During the Obama administration, Burton served as Deputy White House Press Secretary under Robert Gibbs from December 2009 until February 2011. He was also a Special Assistant to the President during the same time. In the role, Burton served as an adviser to the president and was tasked with briefing reporters. Burton also frequently traveled with the president on domestic and international visits. Burton was the first White House employee to have an official Twitter account.

Burton left the White House in February 2011. He was a co-founder and senior strategist with the Priorities USA Action super PAC, Referring to Priorities USA Action's "Stage" ad criticizing Mitt Romney before the 2012 presidential election, Frank Luntz said “that ad alone has killed Mitt Romney in Ohio.” In January 2013, Burton helped open the Washington, D.C. office of Global Strategy Group, a Public Relations firm based in New York City.

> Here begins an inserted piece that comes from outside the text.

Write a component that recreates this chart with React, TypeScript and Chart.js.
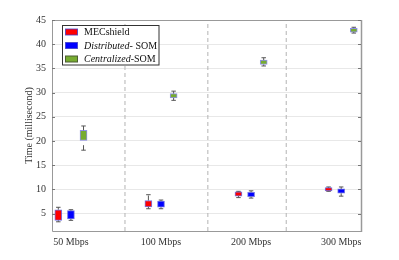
import React, { useEffect, useRef } from 'react';
import { Chart, registerables } from 'chart.js';

Chart.register(...registerables);

// ---- data ----
const categories = ['50 Mbps', '100 Mbps', '200 Mbps', '300 Mbps'];
const categoryPositions = [1, 2, 3, 4];
// each entry: [lower whisker, q1, q3, upper whisker]
const mecshieldStats = [
  [3.3, 3.6, 5.8, 6.3],
  [6.0, 6.4, 7.7, 8.9],
  [8.3, 8.6, 9.5, 9.6],
  [9.6, 9.7, 10.35, 10.5],
];
const distributedSomStats = [
  [3.6, 3.9, 5.6, 5.8],
  [6.0, 6.3, 7.6, 7.8],
  [8.2, 8.5, 9.4, 9.7],
  [8.6, 9.2, 10.1, 10.5],
];
const centralizedSomStats = [
  [18.1, 20.1, 22.2, 23.1],
  [28.4, 28.9, 29.8, 30.3],
  [35.5, 35.8, 36.7, 37.2],
  [42.3, 42.5, 43.3, 43.5],
];
const yTickValues = [5, 10, 15, 20, 25, 30, 35, 40, 45];
const separatorPositions = [1.6, 2.52, 3.39];
const Y_MIN = 1.4;
const Y_MAX = 45;
const X_MIN = 0.79;
const X_MAX = 4.22;

const FONT = '"Liberation Serif", "Times New Roman", serif';

const series = [
  { legend: [{ t: 'MECshield', i: false }], color: '#ff0000', edge: 'rgba(70,70,220,0.75)', stats: mecshieldStats, offset: -0.14 },
  { legend: [{ t: 'Distributed-', i: true }, { t: ' SOM', i: false }], color: '#0000ff', edge: 'rgba(70,70,220,0.75)', stats: distributedSomStats, offset: 0 },
  { legend: [{ t: 'Centralized', i: true }, { t: '-SOM', i: false }], color: '#77ac30', edge: 'rgba(70,70,220,0.6)', stats: centralizedSomStats, offset: 0.14 },
];

const CAP = 0.025;

function whiskerPoints(stats: number[][], offset: number) {
  const pts: { x: number; y: number | null }[] = [];
  stats.forEach((s, i) => {
    const x = categoryPositions[i] + offset;
    pts.push({ x, y: s[0] }, { x, y: s[1] }, { x, y: null });
    pts.push({ x, y: s[2] }, { x, y: s[3] }, { x, y: null });
    pts.push({ x: x - CAP, y: s[3] }, { x: x + CAP, y: s[3] }, { x, y: null });
    pts.push({ x: x - CAP, y: s[0] }, { x: x + CAP, y: s[0] }, { x, y: null });
  });
  return pts;
}

function separatorPoints() {
  const pts: { x: number; y: number | null }[] = [];
  separatorPositions.forEach((x) => {
    pts.push({ x, y: Y_MIN }, { x, y: Y_MAX }, { x, y: null });
  });
  return pts;
}

const framePlugin = {
  id: 'frameAndLegend',
  afterDraw(chart: any) {
    const { ctx, chartArea } = chart;
    const { left, right, top, bottom } = chartArea;
    const yScale = chart.scales.y;
    ctx.save();
    // frame
    ctx.strokeStyle = '#999';
    ctx.lineWidth = 1;
    ctx.beginPath();
    ctx.moveTo(left + 0.5, bottom + 0.5);
    ctx.lineTo(left + 0.5, top + 0.5);
    ctx.lineTo(right + 0.5, top + 0.5);
    ctx.moveTo(left + 0.5, bottom + 0.5);
    ctx.lineTo(right + 0.5, bottom + 0.5);
    ctx.stroke();
    ctx.lineWidth = 1.5;
    ctx.beginPath();
    ctx.moveTo(right + 0.5, top);
    ctx.lineTo(right + 0.5, bottom + 1);
    ctx.stroke();
    // inward ticks
    ctx.lineWidth = 1;
    ctx.strokeStyle = '#777';
    ctx.beginPath();
    yTickValues.forEach((v) => {
      const y = Math.round(yScale.getPixelForValue(v)) + 0.5;
      ctx.moveTo(left, y);
      ctx.lineTo(left + 3, y);
      ctx.moveTo(right, y);
      ctx.lineTo(right - 3, y);
    });
    ctx.stroke();

    // legend
    const lx = left + 10.5;
    const ly = top + 5.5;
    const lw = 96.5;
    const lh = 39.5;
    ctx.fillStyle = '#ffffff';
    ctx.fillRect(lx, ly, lw, lh);
    ctx.strokeStyle = '#333';
    ctx.lineWidth = 1;
    ctx.strokeRect(lx, ly, lw, lh);
    series.forEach((s, i) => {
      const cy = ly + 6.5 + i * 13.5;
      ctx.fillStyle = s.color;
      ctx.fillRect(lx + 3, cy - 3, 12, 6);
      ctx.strokeStyle = i === 2 ? '#4d5d33' : 'rgba(60,60,200,0.8)';
      ctx.strokeRect(lx + 3, cy - 3, 12, 6);
      let tx = lx + 21.5;
      ctx.fillStyle = '#111';
      ctx.textBaseline = 'middle';
      ctx.textAlign = 'left';
      s.legend.forEach((part) => {
        ctx.font = `${part.i ? 'italic ' : ''}10px ${FONT}`;
        ctx.fillText(part.t, tx, cy + 0.5);
        tx += ctx.measureText(part.t).width;
      });
    });
    ctx.restore();
  },
};

export default function App() {
  const canvasRef = useRef<HTMLCanvasElement | null>(null);

  useEffect(() => {
    document.body.style.margin = '0';
    const canvas = canvasRef.current;
    if (!canvas) return;

    const datasets: any[] = [];
    series.forEach((s, si) => {
      datasets.push({
        type: 'bar',
        label: s.legend.map((p) => p.t).join(''),
        data: s.stats.map((st, i) => ({ x: categoryPositions[i] + s.offset, y: [st[1], st[2]] })),
        backgroundColor: s.color,
        borderColor: s.edge,
        borderWidth: 1,
        borderSkipped: false,
        barThickness: 7,
        grouped: false,
        order: 0,
      });
      datasets.push({
        type: 'line',
        label: 'whisker' + si,
        data: whiskerPoints(s.stats, s.offset),
        borderColor: '#555',
        borderWidth: 1,
        borderDash: [5, 5],
        pointRadius: 0,
        spanGaps: false,
        fill: false,
        order: 1,
      });
    });
    datasets.push({
      type: 'line',
      label: 'separators',
      data: separatorPoints(),
      borderColor: '#b3b3b3',
      borderWidth: 1,
      borderDash: [4, 3],
      pointRadius: 0,
      spanGaps: false,
      fill: false,
      order: 2,
    });

    const chart = new Chart(canvas, {
      type: 'bar',
      data: { datasets },
      options: {
        animation: false,
        responsive: true,
        maintainAspectRatio: false,
        layout: { padding: { top: 20, right: 38, left: 0, bottom: 0 } },
        plugins: {
          legend: { display: false },
          tooltip: { enabled: false },
        },
        scales: {
          x: {
            type: 'linear',
            min: X_MIN,
            max: X_MAX,
            offset: false,
            grid: { display: false, drawTicks: false },
            border: { display: false },
            afterBuildTicks: (scale: any) => {
              scale.ticks = categoryPositions.map((v) => ({ value: v }));
            },
            afterFit: (scale: any) => {
              scale.height = 29;
            },
            ticks: {
              autoSkip: false,
              maxRotation: 0,
              padding: 5,
              color: '#333',
              font: { family: FONT, size: 10 },
              callback: (v: any) => {
                const idx = categoryPositions.indexOf(Number(v));
                return idx >= 0 ? categories[idx] : '';
              },
            },
          },
          y: {
            type: 'linear',
            min: Y_MIN,
            max: Y_MAX,
            grid: { color: '#e8e8e8', lineWidth: 1, drawTicks: false },
            border: { display: false },
            afterBuildTicks: (scale: any) => {
              scale.ticks = yTickValues.map((v) => ({ value: v }));
            },
            afterFit: (scale: any) => {
              scale.width = 52;
            },
            ticks: {
              padding: 6,
              color: '#333',
              font: { family: FONT, size: 10 },
              callback: (v: any) => String(v),
            },
            title: {
              display: true,
              text: 'Time (millisecond)',
              color: '#333',
              font: { family: FONT, size: 10 },
              padding: { top: 23, bottom: 0 },
            },
          },
        },
      },
      plugins: [framePlugin],
    });

    return () => {
      chart.destroy();
    };
  }, []);

  return (
    <div style={{ position: 'relative', width: 399, height: 260 }}>
      <canvas ref={canvasRef} />
    </div>
  );
}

SKDKnickerbocker later hired Burton to open their California office in Los Angeles. In 2020, he launched Bryson Gillette, a minority-owned political and strategic communications firm in Los Angeles.

===Howard Schultz's possible 2020 run===
On January 28, 2019, it was reported that Burton, along with Steve Schmidt, had been hired to help consider a potential presidential run by former Starbucks CEO Howard Schultz. In September 2019, Schultz officially announced that he would not run in 2020, citing health concerns.

== Personal life ==
In 2007, he married Laura Capps, daughter of former California congresswoman Lois Capps. They have one son, Oscar, and lived in Santa Barbara, California, before divorcing.

Burton married Kelly Ward Burton, president of the National Democratic Redistricting Committee, on April 6, 2019.